##### SUPPLIED DATA
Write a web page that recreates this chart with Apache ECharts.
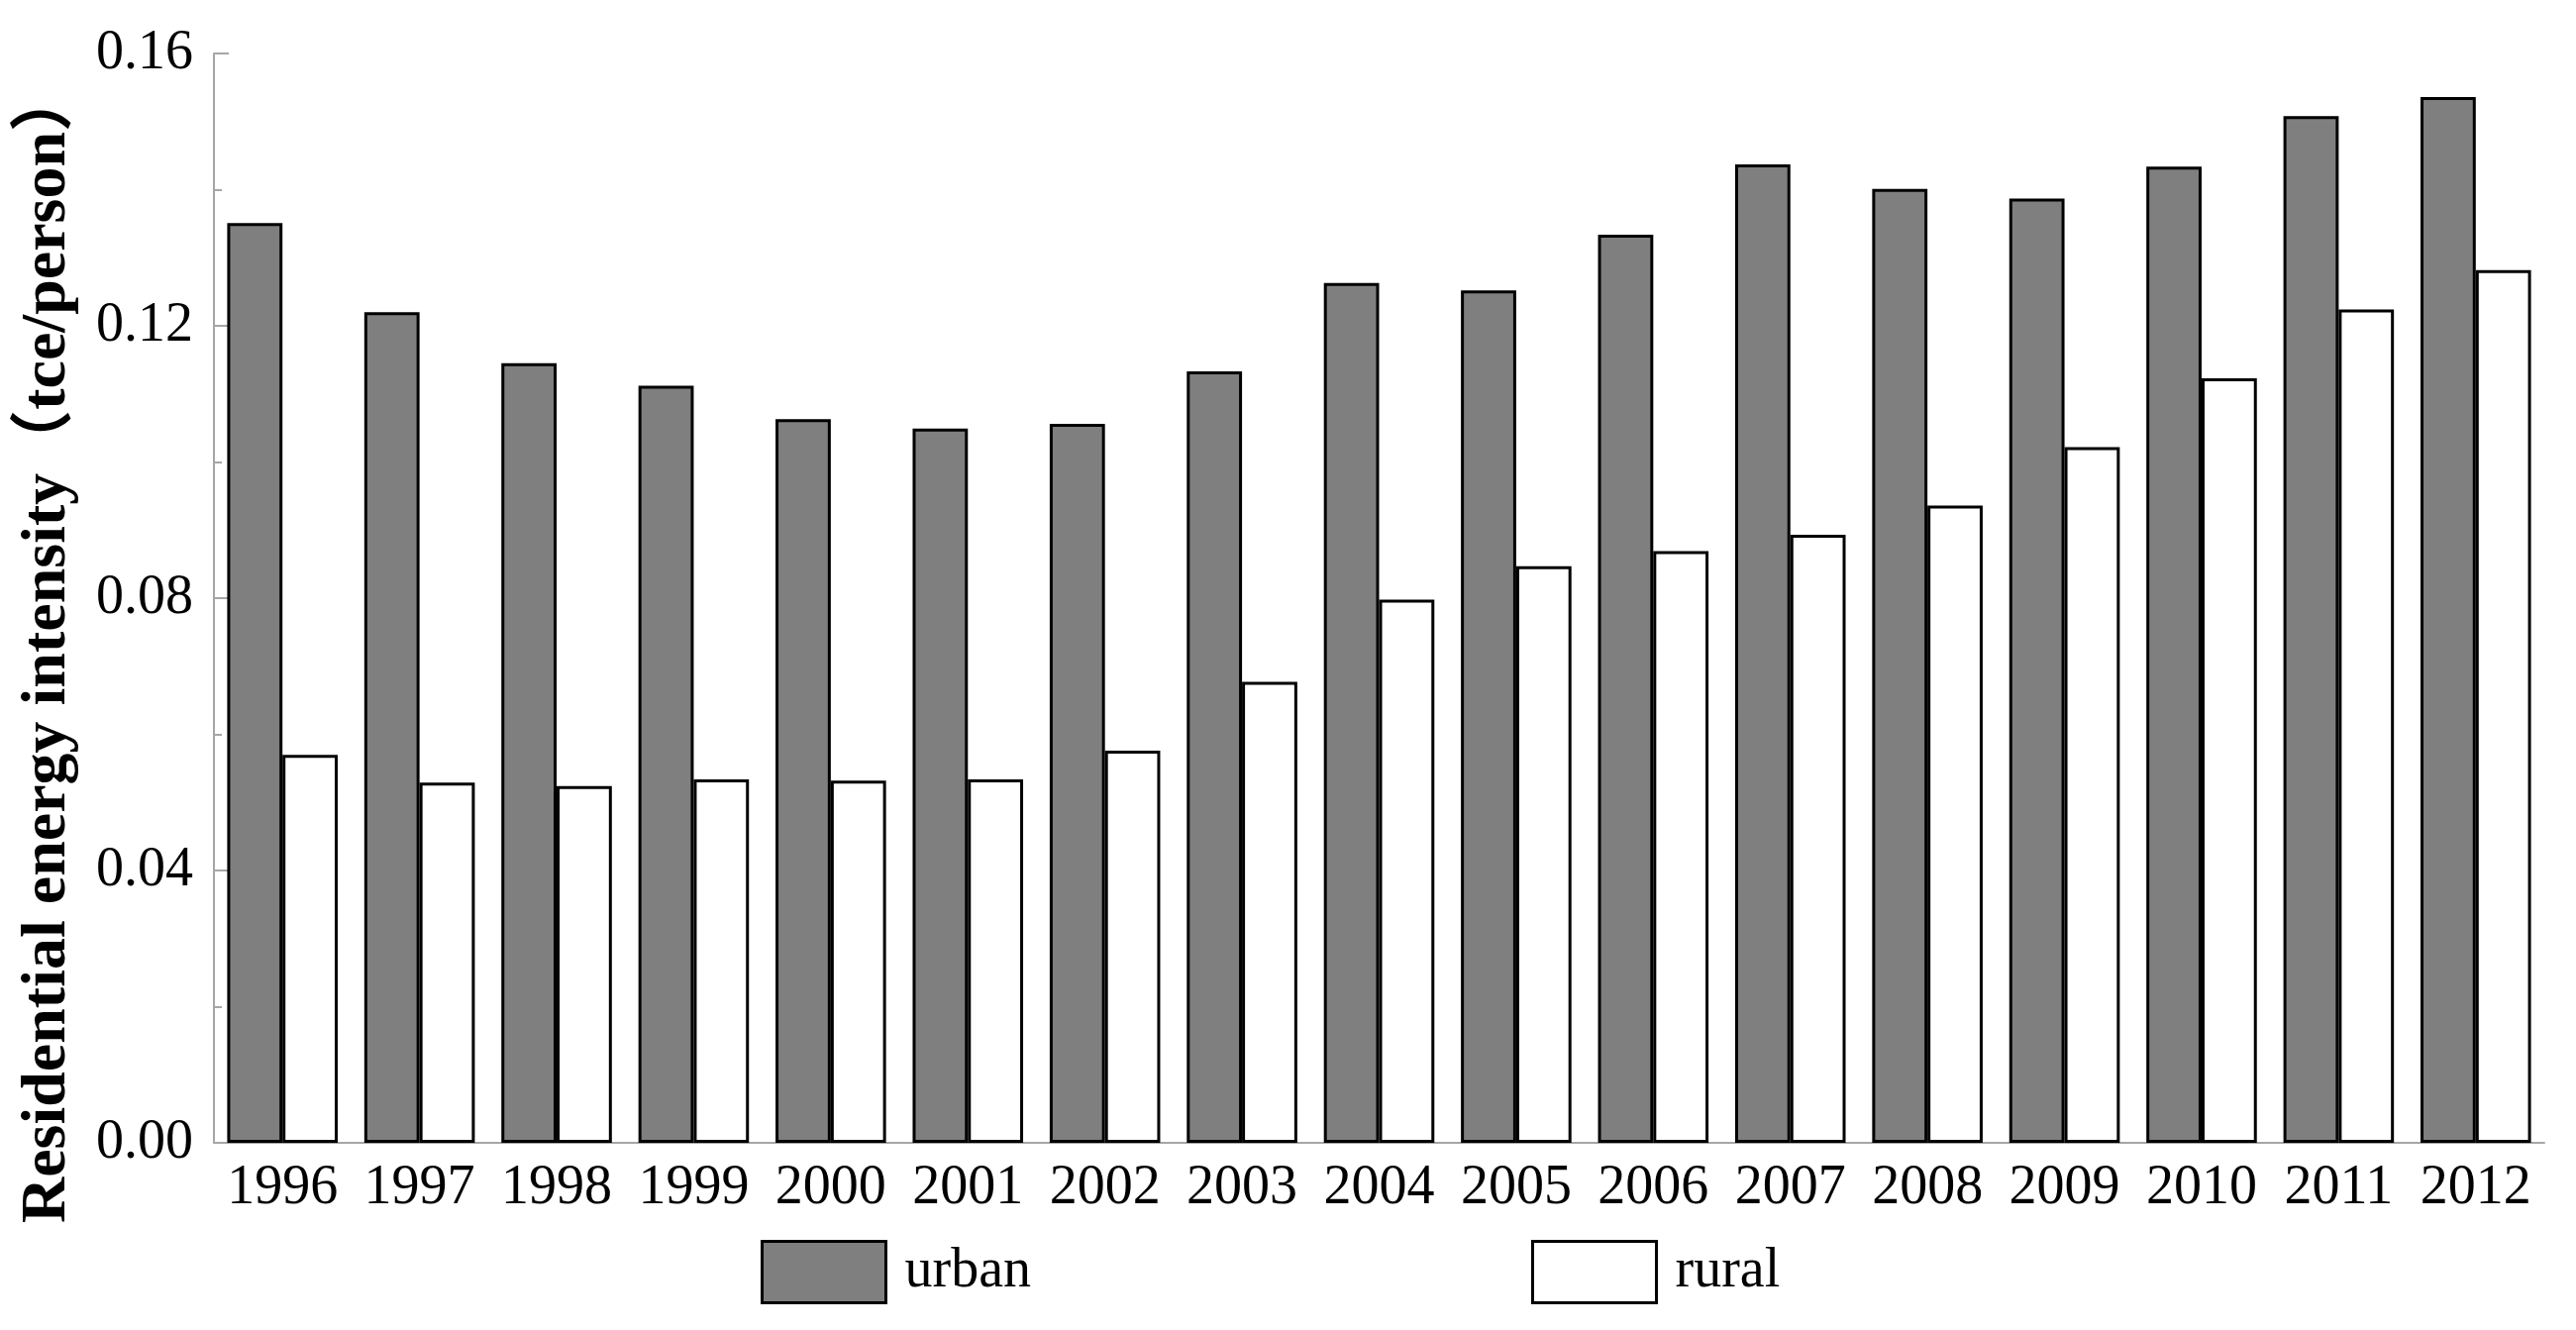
##########
##### SUPPLIED DATA
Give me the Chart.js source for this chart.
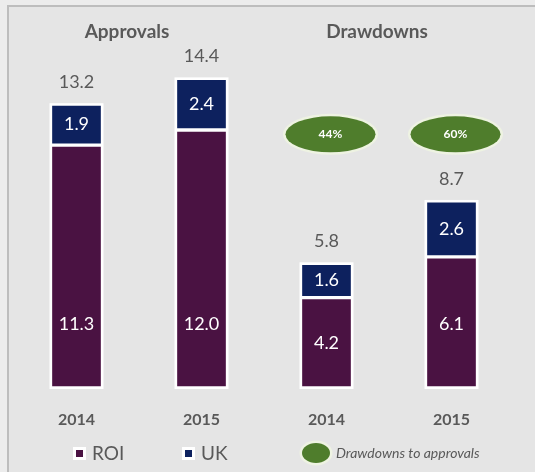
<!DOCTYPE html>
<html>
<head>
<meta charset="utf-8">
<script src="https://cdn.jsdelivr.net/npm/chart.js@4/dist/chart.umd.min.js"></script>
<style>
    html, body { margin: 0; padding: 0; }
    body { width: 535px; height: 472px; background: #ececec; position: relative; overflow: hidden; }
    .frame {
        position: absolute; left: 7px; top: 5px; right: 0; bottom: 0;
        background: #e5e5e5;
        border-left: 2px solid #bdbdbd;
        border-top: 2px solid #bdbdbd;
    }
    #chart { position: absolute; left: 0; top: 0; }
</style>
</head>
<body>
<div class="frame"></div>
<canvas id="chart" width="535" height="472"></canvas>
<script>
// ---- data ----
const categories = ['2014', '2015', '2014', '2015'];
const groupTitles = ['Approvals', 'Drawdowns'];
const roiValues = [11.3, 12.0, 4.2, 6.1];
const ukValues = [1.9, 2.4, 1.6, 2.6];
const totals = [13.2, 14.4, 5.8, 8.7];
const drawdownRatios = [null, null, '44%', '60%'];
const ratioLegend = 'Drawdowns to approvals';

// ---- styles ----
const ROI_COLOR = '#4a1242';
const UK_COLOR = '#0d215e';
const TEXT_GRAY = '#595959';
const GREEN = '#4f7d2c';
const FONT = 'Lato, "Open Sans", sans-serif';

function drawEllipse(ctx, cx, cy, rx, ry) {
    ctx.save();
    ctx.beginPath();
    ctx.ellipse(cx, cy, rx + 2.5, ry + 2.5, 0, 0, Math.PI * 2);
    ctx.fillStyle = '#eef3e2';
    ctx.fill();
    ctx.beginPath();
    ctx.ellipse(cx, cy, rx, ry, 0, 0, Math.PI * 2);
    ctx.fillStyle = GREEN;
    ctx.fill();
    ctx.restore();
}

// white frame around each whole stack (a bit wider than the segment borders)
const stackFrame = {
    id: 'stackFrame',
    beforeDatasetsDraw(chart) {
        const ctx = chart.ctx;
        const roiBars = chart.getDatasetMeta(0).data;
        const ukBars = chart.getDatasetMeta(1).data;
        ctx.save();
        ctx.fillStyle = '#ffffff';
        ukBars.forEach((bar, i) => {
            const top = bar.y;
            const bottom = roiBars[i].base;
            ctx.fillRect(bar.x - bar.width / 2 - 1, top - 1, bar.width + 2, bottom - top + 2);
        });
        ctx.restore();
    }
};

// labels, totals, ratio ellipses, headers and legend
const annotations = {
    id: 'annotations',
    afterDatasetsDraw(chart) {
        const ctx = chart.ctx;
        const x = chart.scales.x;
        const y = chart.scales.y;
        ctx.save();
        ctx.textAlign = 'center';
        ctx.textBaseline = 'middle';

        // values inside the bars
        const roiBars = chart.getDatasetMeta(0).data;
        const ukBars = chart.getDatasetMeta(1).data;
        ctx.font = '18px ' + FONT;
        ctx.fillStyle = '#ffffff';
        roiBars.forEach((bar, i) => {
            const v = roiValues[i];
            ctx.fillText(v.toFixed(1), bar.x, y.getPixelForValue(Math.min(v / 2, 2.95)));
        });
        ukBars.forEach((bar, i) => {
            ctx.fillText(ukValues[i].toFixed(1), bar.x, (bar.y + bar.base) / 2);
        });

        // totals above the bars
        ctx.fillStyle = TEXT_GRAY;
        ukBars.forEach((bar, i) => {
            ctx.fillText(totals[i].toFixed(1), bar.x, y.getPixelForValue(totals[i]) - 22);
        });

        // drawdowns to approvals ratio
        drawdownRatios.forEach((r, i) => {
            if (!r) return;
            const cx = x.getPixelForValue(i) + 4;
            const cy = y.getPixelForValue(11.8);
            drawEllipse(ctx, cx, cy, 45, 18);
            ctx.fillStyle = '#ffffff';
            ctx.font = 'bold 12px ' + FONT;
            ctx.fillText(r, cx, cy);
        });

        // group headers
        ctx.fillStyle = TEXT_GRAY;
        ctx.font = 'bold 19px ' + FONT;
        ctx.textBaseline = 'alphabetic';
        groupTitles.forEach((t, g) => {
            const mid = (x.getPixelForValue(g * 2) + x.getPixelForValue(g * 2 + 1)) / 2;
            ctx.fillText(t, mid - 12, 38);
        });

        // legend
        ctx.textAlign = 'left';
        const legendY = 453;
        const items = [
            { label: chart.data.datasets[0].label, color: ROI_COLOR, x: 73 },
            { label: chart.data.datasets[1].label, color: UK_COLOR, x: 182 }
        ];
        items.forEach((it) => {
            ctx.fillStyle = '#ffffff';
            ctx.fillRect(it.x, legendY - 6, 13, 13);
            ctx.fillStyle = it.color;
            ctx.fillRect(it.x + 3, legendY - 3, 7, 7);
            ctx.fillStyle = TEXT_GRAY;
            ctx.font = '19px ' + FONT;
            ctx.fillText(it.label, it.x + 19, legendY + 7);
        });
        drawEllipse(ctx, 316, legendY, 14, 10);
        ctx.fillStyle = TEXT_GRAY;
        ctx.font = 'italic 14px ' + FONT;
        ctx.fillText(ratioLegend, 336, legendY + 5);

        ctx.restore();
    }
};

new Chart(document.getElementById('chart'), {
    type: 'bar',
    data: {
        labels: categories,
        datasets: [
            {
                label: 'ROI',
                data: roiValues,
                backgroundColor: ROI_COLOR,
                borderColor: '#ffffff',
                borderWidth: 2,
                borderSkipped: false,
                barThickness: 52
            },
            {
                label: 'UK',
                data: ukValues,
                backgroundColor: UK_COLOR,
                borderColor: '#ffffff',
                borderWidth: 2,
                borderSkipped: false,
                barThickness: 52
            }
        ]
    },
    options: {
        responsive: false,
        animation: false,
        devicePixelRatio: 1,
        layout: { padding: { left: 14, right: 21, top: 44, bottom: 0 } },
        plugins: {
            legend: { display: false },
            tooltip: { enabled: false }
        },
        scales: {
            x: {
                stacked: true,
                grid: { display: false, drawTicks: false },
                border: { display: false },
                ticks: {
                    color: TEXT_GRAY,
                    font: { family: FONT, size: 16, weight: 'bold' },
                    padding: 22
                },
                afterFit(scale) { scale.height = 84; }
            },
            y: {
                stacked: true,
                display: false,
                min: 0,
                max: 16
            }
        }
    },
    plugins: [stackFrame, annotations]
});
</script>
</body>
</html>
##########
##### SUPPLIED DATA
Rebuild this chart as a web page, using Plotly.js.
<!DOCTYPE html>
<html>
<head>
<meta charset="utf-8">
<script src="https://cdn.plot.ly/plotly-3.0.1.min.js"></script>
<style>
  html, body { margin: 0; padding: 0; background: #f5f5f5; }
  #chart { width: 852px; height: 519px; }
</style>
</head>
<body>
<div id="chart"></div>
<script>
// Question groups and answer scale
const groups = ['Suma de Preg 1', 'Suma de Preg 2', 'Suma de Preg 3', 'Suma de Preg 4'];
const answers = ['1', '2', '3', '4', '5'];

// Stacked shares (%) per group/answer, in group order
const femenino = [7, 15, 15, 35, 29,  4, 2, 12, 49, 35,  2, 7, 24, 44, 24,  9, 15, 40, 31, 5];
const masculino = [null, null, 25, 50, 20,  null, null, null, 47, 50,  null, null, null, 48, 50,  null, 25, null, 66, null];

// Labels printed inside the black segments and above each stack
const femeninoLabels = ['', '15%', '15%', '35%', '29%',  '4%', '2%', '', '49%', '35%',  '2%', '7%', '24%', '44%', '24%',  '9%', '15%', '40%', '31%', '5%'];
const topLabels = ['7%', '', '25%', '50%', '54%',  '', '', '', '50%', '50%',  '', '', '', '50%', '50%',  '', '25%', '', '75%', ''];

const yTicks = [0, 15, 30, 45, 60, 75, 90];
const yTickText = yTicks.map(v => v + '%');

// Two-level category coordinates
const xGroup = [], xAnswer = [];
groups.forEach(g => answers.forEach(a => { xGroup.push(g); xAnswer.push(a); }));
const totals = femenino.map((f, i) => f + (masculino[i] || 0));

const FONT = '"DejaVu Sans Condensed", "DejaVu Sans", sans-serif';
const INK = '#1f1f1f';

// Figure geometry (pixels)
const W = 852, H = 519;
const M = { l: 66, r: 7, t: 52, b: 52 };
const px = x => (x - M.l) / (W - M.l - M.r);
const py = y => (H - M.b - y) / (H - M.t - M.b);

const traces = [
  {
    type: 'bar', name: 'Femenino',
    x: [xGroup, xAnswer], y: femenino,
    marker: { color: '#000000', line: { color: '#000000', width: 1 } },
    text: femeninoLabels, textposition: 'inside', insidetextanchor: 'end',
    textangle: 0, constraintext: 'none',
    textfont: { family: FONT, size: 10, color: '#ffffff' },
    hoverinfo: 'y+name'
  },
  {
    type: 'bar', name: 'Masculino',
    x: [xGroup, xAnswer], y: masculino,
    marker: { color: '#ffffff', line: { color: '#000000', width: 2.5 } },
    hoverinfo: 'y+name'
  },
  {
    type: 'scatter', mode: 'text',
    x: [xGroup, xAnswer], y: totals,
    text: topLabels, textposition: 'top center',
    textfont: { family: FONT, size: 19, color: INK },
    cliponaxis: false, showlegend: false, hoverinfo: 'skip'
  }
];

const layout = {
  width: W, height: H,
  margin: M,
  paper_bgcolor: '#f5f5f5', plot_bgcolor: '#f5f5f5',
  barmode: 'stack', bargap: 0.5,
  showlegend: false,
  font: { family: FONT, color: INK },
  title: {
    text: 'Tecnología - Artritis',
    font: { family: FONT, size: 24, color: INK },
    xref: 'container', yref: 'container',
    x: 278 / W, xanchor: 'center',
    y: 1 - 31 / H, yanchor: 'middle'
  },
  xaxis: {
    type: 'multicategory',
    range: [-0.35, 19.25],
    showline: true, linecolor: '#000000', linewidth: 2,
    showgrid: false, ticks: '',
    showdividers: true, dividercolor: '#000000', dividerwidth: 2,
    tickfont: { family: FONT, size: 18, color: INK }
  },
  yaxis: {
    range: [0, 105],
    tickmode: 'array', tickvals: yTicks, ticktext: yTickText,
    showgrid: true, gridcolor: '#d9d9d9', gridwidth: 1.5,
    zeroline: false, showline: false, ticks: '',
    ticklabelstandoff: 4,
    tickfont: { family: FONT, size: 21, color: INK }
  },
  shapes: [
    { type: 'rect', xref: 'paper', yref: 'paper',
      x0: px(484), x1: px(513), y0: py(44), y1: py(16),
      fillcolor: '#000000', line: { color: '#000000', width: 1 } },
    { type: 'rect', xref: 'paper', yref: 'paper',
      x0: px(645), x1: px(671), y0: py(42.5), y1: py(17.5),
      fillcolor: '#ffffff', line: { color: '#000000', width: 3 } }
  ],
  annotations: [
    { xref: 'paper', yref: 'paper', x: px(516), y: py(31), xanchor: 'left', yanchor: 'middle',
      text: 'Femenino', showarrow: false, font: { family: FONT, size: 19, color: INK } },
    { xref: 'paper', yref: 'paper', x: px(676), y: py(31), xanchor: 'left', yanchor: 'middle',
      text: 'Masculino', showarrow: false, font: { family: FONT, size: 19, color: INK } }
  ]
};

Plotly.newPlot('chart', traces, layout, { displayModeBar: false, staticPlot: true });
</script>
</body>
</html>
##########
EXERCISE OBJECTIVE> Count the lines that hold the string "page" and state that number alone.

THE REPLY> 2